Reproduce exactly the lines below, from the first one through the line containing "0.464, 0.414, 0.397]", and omit any pictures.

**INFORMATION SUPPLIED**
_ _ _ _

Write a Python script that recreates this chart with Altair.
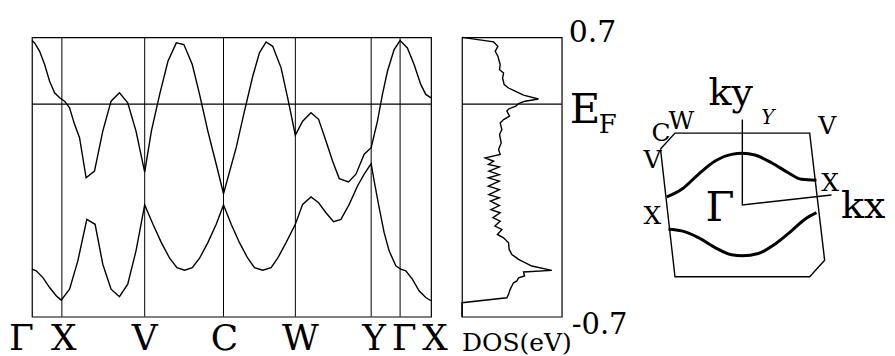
import altair as alt
import pandas as pd

FONT = "DejaVu Serif"

# ---------------- band structure ----------------
sym_labels = ["Γ", "X", "V", "C", "W", "Y", "Γ", "X"]
sym_k = [0, 30, 113, 192, 264, 340, 369, 400]
label_k = [0, 32, 113, 193, 269, 343, 373, 404]
EF = 0.365

band1_k = [0, 2.7, 7.7, 12.7, 17.7, 22.7, 27.7, 32.7, 37.7, 42.7, 47.7, 54.3, 62.7, 71, 79.3, 87.7, 96, 104.3, 113,
           119.7, 128, 136.3, 144.7, 152.3, 160.7, 168, 176.3, 184.7, 192, 204.7, 213, 221.3, 228, 234.7, 241.3, 249.7,
           256.3, 264, 271.3, 279.7, 287.3, 294.7, 301.3, 308, 317.3, 324.7, 333, 340, 346.3, 351.3, 356.3, 363, 369,
           376.3, 383, 389.7, 394.7, 400]
band1_E = [0.684, 0.672, 0.630, 0.564, 0.480, 0.422, 0.397, 0.380, 0.347, 0.264, 0.197, -0.004, 0.030, 0.230, 0.380,
           0.422, 0.372, 0.230, 0.025, 0.230, 0.414, 0.580, 0.672, 0.664, 0.564, 0.414, 0.230, 0.064, -0.084, 0.147,
           0.330, 0.505, 0.622, 0.677, 0.655, 0.547, 0.397, 0.210, 0.280, 0.322, 0.289, 0.180, 0.080, -0.008, -0.025,
           0.014, 0.114, 0.147, 0.280, 0.414, 0.530, 0.639, 0.684, 0.647, 0.564, 0.464, 0.414, 0.397]

band2_k = [0, 4.3, 11, 17.7, 24.3, 29.3, 37.7, 46, 55, 63.3, 71, 79.3, 87.7, 96, 104.3, 113, 121.3, 129.7, 138, 145.3,
           153, 160.7, 168, 176.3, 184.7, 192, 199.7, 208, 216.3, 223, 231.3, 239.7, 246.3, 254.7, 264, 271.3, 279.7,
           287.3, 294.7, 302.3, 309.7, 318, 326.3, 333, 340, 343, 348, 353, 358, 364.7, 369.7, 374.7, 381.3, 388,
           394.7, 400]
band2_E = [-0.462, -0.470, -0.504, -0.554, -0.595, -0.617, -0.562, -0.420, -0.212, -0.237, -0.437, -0.562, -0.600,
           -0.537, -0.370, -0.140, -0.237, -0.329, -0.407, -0.454, -0.467, -0.454, -0.407, -0.329, -0.237, -0.140,
           -0.237, -0.329, -0.407, -0.454, -0.467, -0.454, -0.407, -0.329, -0.237, -0.137, -0.100, -0.129, -0.179,
           -0.224, -0.212, -0.137, -0.045, 0.014, 0.067, -0.020, -0.154, -0.279, -0.370, -0.445, -0.462, -0.470,
           -0.512, -0.570, -0.604, -0.620]

# ---------------- density of states ----------------
dos_E = [0.700, 0.677, 0.655, 0.630, 0.605, 0.563, 0.538, 0.521, 0.496, 0.463, 0.446, 0.430, 0.410, 0.391, 0.380,
         0.368, 0.355, 0.341, 0.330, 0.305, 0.288, 0.271, 0.238, 0.213, 0.171, 0.138, 0.113, 0.096, 0.079, 0.063,
         0.051, 0.029, 0.012, -0.004, -0.021, -0.046, -0.063, -0.088, -0.104, -0.121, -0.143, -0.163, -0.179,
         -0.204, -0.221, -0.246, -0.263, -0.288, -0.305, -0.330, -0.363, -0.388, -0.413, -0.446, -0.468, -0.476,
         -0.496, -0.505, -0.521, -0.530, -0.546, -0.563, -0.588, -0.605, -0.630, -0.700]
dos_val = [0, 31.7, 36, 33.3, 36, 38.3, 37.7, 41.7, 40.7, 42.3, 46.7, 53.3, 61.7, 76.7, 63.3, 56.7, 54, 46.7, 45, 47.7,
           41.7, 38.3, 40, 37.7, 39.3, 36.7, 38.3, 23.3, 31.7, 26.5, 37.5, 27, 37.5, 26.5, 37.5, 26.5, 37.5, 27, 37.5,
           28.5, 37.5, 29, 38.3, 31, 38.3, 33, 40, 35.5, 41.7, 46.7, 47.3, 50, 56.7, 70, 90, 61.7, 62.7, 56.7, 55,
           51.7, 50, 48.3, 46.7, 45, 0, 0]

# ---------------- Brillouin zone / Fermi surface ----------------
bz_x = [-0.82, -0.675, 0.675, 0.825, 0.675, -0.675, -0.82]
bz_y = [0.56, 0.72, 0.72, -0.555, -0.72, -0.72, 0.56]
fs_up_x = [-0.757, -0.607, -0.44, -0.273, -0.107, 0, 0.127, 0.293, 0.46, 0.593, 0.743]
fs_up_y = [0.08, 0.157, 0.307, 0.44, 0.507, 0.517, 0.5, 0.423, 0.323, 0.257, 0.247]
fs_lo_x = [-0.74, -0.607, -0.44, -0.273, -0.107, 0, 0.16, 0.327, 0.493, 0.627, 0.743]
fs_lo_y = [-0.243, -0.26, -0.327, -0.427, -0.5, -0.51, -0.487, -0.393, -0.26, -0.143, -0.077]
kaxes_x = [0, 0, 0.893]
kaxes_y = [0.857, 0, 0.1]

# ======================================================
xk = alt.Scale(domain=[0, 400], nice=False, zero=False)
yE = alt.Scale(domain=[-0.7, 0.7], nice=False, zero=False)
xd = alt.Scale(domain=[0, 100], nice=False, zero=False)
xb = alt.Scale(domain=[-1.5, 1.3], nice=False, zero=False)
yb = alt.Scale(domain=[-1.12, 1.68], nice=False, zero=False)


def text_layer(labels, xs, ys, xscale, yscale, size, align="left", dx=0, style="normal"):
    df = pd.DataFrame({"t": labels, "x": xs, "y": ys})
    return alt.Chart(df).mark_text(font=FONT, fontSize=size, align=align, baseline="alphabetic",
                                   color="black", dx=dx, fontStyle=style).encode(
        x=alt.X("x:Q", scale=xscale, axis=None),
        y=alt.Y("y:Q", scale=yscale, axis=None),
        text="t:N")


band_df = pd.DataFrame({
    "k": band1_k + band2_k,
    "E": band1_E + band2_E,
    "band": ["b1"] * len(band1_k) + ["b2"] * len(band2_k),
    "i": list(range(len(band1_k))) + list(range(len(band2_k))),
})

bands = alt.Chart(band_df).mark_line(color="black", strokeWidth=1.4).encode(
    x=alt.X("k:Q", scale=xk, axis=None),
    y=alt.Y("E:Q", scale=yE, axis=None),
    detail="band:N", order="i:Q")
vlines = alt.Chart(pd.DataFrame({"k": sym_k[1:-1]})).mark_rule(color="black", strokeWidth=1).encode(
    x=alt.X("k:Q", scale=xk, axis=None))
ef1 = alt.Chart(pd.DataFrame({"E": [EF]})).mark_rule(color="black", strokeWidth=1.2).encode(
    y=alt.Y("E:Q", scale=yE, axis=None))
lab_first = text_layer(sym_labels[:1], label_k[:1], [-0.865], xk, yE, 36, align="right", dx=2)
lab_rest = text_layer(sym_labels[1:], label_k[1:], [-0.865] * 7, xk, yE, 36, align="center")

band_panel = alt.layer(bands, vlines, ef1, lab_first, lab_rest).properties(width=400, height=280)

dos_df = pd.DataFrame({"E": dos_E, "dos": dos_val, "i": list(range(len(dos_E)))})
dos_line = alt.Chart(dos_df).mark_line(color="black", strokeWidth=1.4).encode(
    x=alt.X("dos:Q", scale=xd, axis=None),
    y=alt.Y("E:Q", scale=yE, axis=None),
    order="i:Q")
ef2 = alt.Chart(pd.DataFrame({"E": [EF]})).mark_rule(color="black", strokeWidth=1.2).encode(
    y=alt.Y("E:Q", scale=yE, axis=None))
t_top = text_layer(["0.7"], [107], [0.675], xd, yE, 30)
t_E = text_layer(["E"], [108], [0.2715], xd, yE, 42)
t_F = text_layer(["F"], [137], [0.2215], xd, yE, 26)
t_dos = text_layer(["DOS(eV)"], [0], [-0.87], xd, yE, 25)
t_bot = text_layer(["-0.7"], [110], [-0.785], xd, yE, 29)

dos_panel = alt.layer(dos_line, ef2, t_top, t_E, t_F, t_dos, t_bot).properties(width=100, height=280)

bz_df = pd.DataFrame({
    "x": bz_x + fs_up_x + fs_lo_x + kaxes_x,
    "y": bz_y + fs_up_y + fs_lo_y + kaxes_y,
    "part": ["zone"] * len(bz_x) + ["fs1"] * len(fs_up_x) + ["fs2"] * len(fs_lo_x) + ["axes"] * len(kaxes_x),
    "i": list(range(len(bz_x))) + list(range(len(fs_up_x))) + list(range(len(fs_lo_x))) + list(range(len(kaxes_x))),
})
zone = alt.Chart(bz_df).transform_filter(
    "datum.part == 'zone' || datum.part == 'axes'").mark_line(color="black", strokeWidth=1.4).encode(
    x=alt.X("x:Q", scale=xb, axis=None), y=alt.Y("y:Q", scale=yb, axis=None), detail="part:N", order="i:Q")
fs = alt.Chart(bz_df).transform_filter(
    "datum.part == 'fs1' || datum.part == 'fs2'").mark_line(color="black", strokeWidth=3,
                                                             interpolate="monotone").encode(
    x=alt.X("x:Q", scale=xb, axis=None), y=alt.Y("y:Q", scale=yb, axis=None), detail="part:N", order="i:Q")
big = text_layer(["ky", "kx"], [-0.34, 0.99], [1.005, -0.13], xb, yb, 38)
gam = text_layer(["Γ"], [-0.37], [-0.16], xb, yb, 42)
small = text_layer(["X", "X", "V", "C", "W", "V"], [-0.99, 0.79, -0.99, -0.91, -0.74, 0.76],
                   [-0.19, 0.14, 0.37, 0.64, 0.76, 0.71], xb, yb, 25)
ylab = text_layer(["Y"], [0.19], [0.81], xb, yb, 20, style="italic")

bz_panel = alt.layer(zone, fs, big, gam, small, ylab).properties(
    width=280, height=280, view=alt.ViewBackground(stroke="transparent"))

chart = alt.hconcat(band_panel, dos_panel, bz_panel, spacing=31, bounds="flush").properties(
    padding={"left": 0, "top": 9, "right": 0, "bottom": 0}
).configure_view(stroke="black", strokeWidth=1.2)

chart.save("out.html", embed_options={"renderer": "svg", "actions": False})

_ _ _ _

**EXPECTED ANSWER**
Write a Python script that recreates this chart with Altair.
import altair as alt
import pandas as pd

FONT = "DejaVu Serif"

# ---------------- band structure ----------------
sym_labels = ["Γ", "X", "V", "C", "W", "Y", "Γ", "X"]
sym_k = [0, 30, 113, 192, 264, 340, 369, 400]
label_k = [0, 32, 113, 193, 269, 343, 373, 404]
EF = 0.365

band1_k = [0, 2.7, 7.7, 12.7, 17.7, 22.7, 27.7, 32.7, 37.7, 42.7, 47.7, 54.3, 62.7, 71, 79.3, 87.7, 96, 104.3, 113,
           119.7, 128, 136.3, 144.7, 152.3, 160.7, 168, 176.3, 184.7, 192, 204.7, 213, 221.3, 228, 234.7, 241.3, 249.7,
           256.3, 264, 271.3, 279.7, 287.3, 294.7, 301.3, 308, 317.3, 324.7, 333, 340, 346.3, 351.3, 356.3, 363, 369,
           376.3, 383, 389.7, 394.7, 400]
band1_E = [0.684, 0.672, 0.630, 0.564, 0.480, 0.422, 0.397, 0.380, 0.347, 0.264, 0.197, -0.004, 0.030, 0.230, 0.380,
           0.422, 0.372, 0.230, 0.025, 0.230, 0.414, 0.580, 0.672, 0.664, 0.564, 0.414, 0.230, 0.064, -0.084, 0.147,
           0.330, 0.505, 0.622, 0.677, 0.655, 0.547, 0.397, 0.210, 0.280, 0.322, 0.289, 0.180, 0.080, -0.008, -0.025,
           0.014, 0.114, 0.147, 0.280, 0.414, 0.530, 0.639, 0.684, 0.647, 0.564, 0.464, 0.414, 0.397]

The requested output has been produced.